[Figure scripts]

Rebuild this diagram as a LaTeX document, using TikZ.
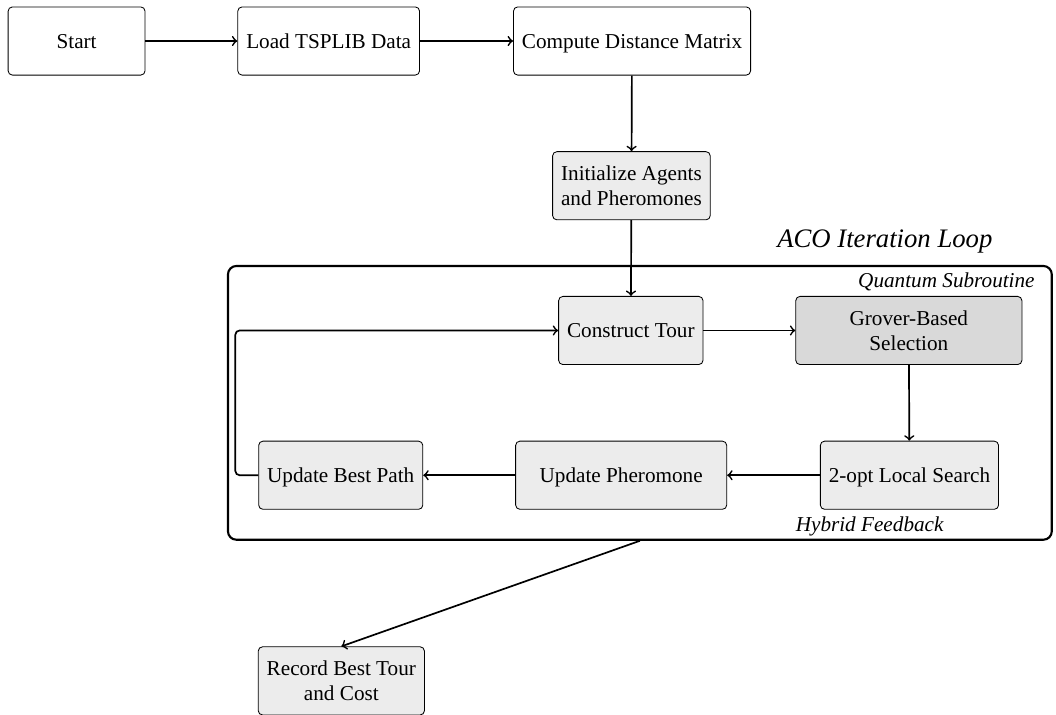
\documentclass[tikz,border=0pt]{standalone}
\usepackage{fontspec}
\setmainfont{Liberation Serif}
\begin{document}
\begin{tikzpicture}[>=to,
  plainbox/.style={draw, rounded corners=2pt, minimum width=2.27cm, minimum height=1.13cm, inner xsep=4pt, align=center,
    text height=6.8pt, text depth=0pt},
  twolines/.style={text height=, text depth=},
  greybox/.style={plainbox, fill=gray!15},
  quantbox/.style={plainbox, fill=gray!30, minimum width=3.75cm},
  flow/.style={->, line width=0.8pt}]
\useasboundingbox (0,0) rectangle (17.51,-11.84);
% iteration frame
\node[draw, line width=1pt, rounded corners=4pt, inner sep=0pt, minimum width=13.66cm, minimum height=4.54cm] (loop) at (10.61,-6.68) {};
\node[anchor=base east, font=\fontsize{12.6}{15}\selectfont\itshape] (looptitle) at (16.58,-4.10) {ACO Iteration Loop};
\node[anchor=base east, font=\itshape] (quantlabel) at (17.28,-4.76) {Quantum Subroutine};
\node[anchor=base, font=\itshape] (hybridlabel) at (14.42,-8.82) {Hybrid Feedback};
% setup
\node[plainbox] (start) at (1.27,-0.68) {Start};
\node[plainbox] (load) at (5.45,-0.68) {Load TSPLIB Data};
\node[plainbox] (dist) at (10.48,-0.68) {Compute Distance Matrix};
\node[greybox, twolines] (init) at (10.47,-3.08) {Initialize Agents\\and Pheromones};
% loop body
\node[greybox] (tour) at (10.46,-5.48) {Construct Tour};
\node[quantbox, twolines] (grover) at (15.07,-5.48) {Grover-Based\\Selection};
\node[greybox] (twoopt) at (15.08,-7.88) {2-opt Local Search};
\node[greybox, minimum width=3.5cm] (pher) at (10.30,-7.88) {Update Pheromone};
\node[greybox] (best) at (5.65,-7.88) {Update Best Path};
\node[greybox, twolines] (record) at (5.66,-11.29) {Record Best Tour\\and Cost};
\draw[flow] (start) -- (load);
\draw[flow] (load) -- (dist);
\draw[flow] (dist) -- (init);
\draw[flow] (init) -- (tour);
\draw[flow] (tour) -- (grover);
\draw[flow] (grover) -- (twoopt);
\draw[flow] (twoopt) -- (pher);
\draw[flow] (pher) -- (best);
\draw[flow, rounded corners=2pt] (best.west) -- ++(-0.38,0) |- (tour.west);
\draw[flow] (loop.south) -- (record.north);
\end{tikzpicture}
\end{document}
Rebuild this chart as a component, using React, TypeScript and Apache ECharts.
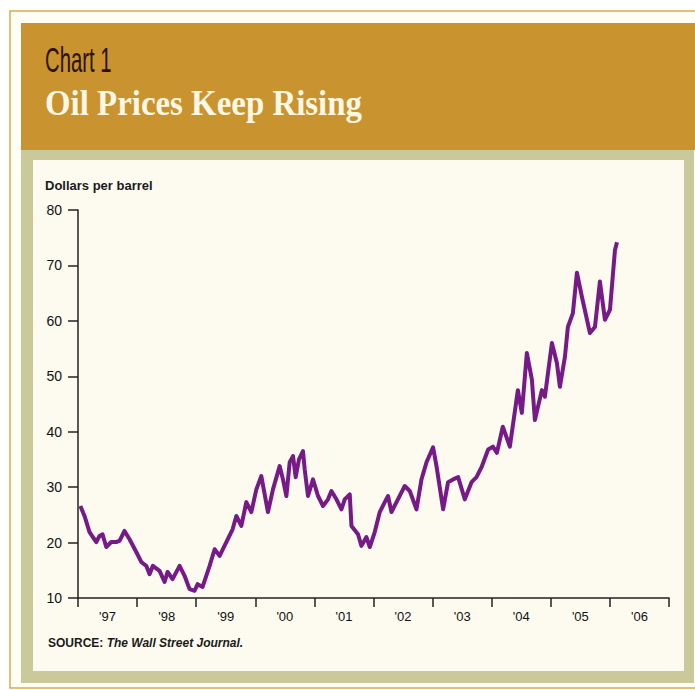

_OBJECTIVE_:
Transcribe the entries above verbatim, omitting their pictures.

_SOLVED EXERCISE_:
Rebuild this diagram as a LaTeX document, using TikZ.
\documentclass[tikz,border=0pt]{standalone}
\usepackage{fontspec}
\setmainfont{Liberation Serif}
\begin{document}
\begin{tikzpicture}[>=to,
  plainbox/.style={draw, rounded corners=2pt, minimum width=2.27cm, minimum height=1.13cm, inner xsep=4pt, align=center,
    text height=6.8pt, text depth=0pt},
  twolines/.style={text height=, text depth=},
  greybox/.style={plainbox, fill=gray!15},
  quantbox/.style={plainbox, fill=gray!30, minimum width=3.75cm},
  flow/.style={->, line width=0.8pt}]
\useasboundingbox (0,0) rectangle (17.51,-11.84);
% iteration frame
\node[draw, line width=1pt, rounded corners=4pt, inner sep=0pt, minimum width=13.66cm, minimum height=4.54cm] (loop) at (10.61,-6.68) {};
\node[anchor=base east, font=\fontsize{12.6}{15}\selectfont\itshape] (looptitle) at (16.58,-4.10) {ACO Iteration Loop};
\node[anchor=base east, font=\itshape] (quantlabel) at (17.28,-4.76) {Quantum Subroutine};
\node[anchor=base, font=\itshape] (hybridlabel) at (14.42,-8.82) {Hybrid Feedback};
% setup
\node[plainbox] (start) at (1.27,-0.68) {Start};
\node[plainbox] (load) at (5.45,-0.68) {Load TSPLIB Data};
\node[plainbox] (dist) at (10.48,-0.68) {Compute Distance Matrix};
\node[greybox, twolines] (init) at (10.47,-3.08) {Initialize Agents\\and Pheromones};
% loop body
\node[greybox] (tour) at (10.46,-5.48) {Construct Tour};
\node[quantbox, twolines] (grover) at (15.07,-5.48) {Grover-Based\\Selection};
\node[greybox] (twoopt) at (15.08,-7.88) {2-opt Local Search};
\node[greybox, minimum width=3.5cm] (pher) at (10.30,-7.88) {Update Pheromone};
\node[greybox] (best) at (5.65,-7.88) {Update Best Path};
\node[greybox, twolines] (record) at (5.66,-11.29) {Record Best Tour\\and Cost};
\draw[flow] (start) -- (load);
\draw[flow] (load) -- (dist);
\draw[flow] (dist) -- (init);
\draw[flow] (init) -- (tour);
\draw[flow] (tour) -- (grover);
\draw[flow] (grover) -- (twoopt);
\draw[flow] (twoopt) -- (pher);
\draw[flow] (pher) -- (best);
\draw[flow, rounded corners=2pt] (best.west) -- ++(-0.38,0) |- (tour.west);
\draw[flow] (loop.south) -- (record.north);
\end{tikzpicture}
\end{document}
Rebuild this chart as a component, using React, TypeScript and Apache ECharts.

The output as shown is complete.